À l’heure de la nanotechnologie, du clonage, de la génétique de la reproduction, de l’utilisation des cellules souches embryonnaires et de toutes biotechnologies médicales l’envie de statuer sur une définition de l’être humain se fait pressante. Toutefois, cette entreprise est peu envisageable, parce que les préceptes définissant la condition humaine, qu’ils soient scientifiques, biologiques, philosophiques, religieux ou autres, appartiennent à des catégories sémantiques différentes qui s’affrontent sur des modes d’opposition sujet/objet, émotion/absence d’émotion, matière animée/matière inanimée en associant divers éléments paradoxaux. À défaut d’être universelle, une définition viable et éthique de l’être humain ne se fera qu’au prix d’un consensus. Sa valeur démocratique repose toutefois sur une meilleure compréhension des représentations sociales et culturelles de l’être humain qui permettrait de voir comment les connaissances des technosciences génétiques, cybernétiques, physiques, exobiologiques etc., ainsi que les croyances et les savoirs transmis par les institutions socioculturelles se confrontent et se reconfigurent pour déterminer ce qui est humain ou non humain.

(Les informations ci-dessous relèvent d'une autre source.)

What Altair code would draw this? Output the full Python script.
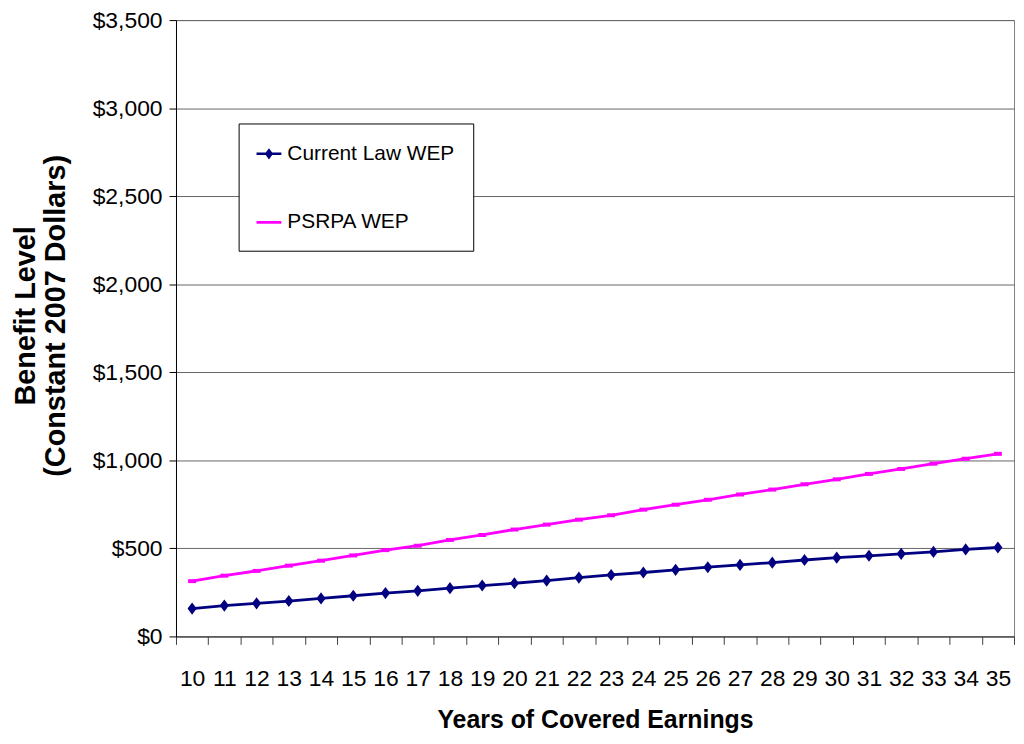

Dans le cadre de l’anthropologie médicale, sociale et culturelle, j’ai voulu connaître l’influence des sociétés occidentales technoscientifiques, médiatiques et marchandes, sur les représentations de l’être humain transmises à nos enfants, futurs consommateurs des biotechnologies médicales. Conséquemment, cette recherche s’intéresse aux les représentations de l’être humain d’enfants québécois de 6-7 et 11-12 ans qui ont décidé pour 11 personnages (clone, mutant, être extra-dimensionnel, cyborg, androïde, humain, extraterrestre, esprit humain dans un ordinateur, personnage virtuel, monstre, robot et esprit) s’ils étaient humains ou non et à expliquer pourquoi. Cette étude relevant de l’approche structurale probabiliste a permis : 1) d’identifier les catégories servant à définir ce qui est humain ou non pour les enfants, 2) de distinguer les champs sémantiques où ils se situent pour le faire et, 3) au moyen de la sémiographie, de connaître les dynamiques qui permettent d’adhérer aux anciens paradigmes définitionnels ou d’y échapper en initiant de nouvelles représentations de l’être humain.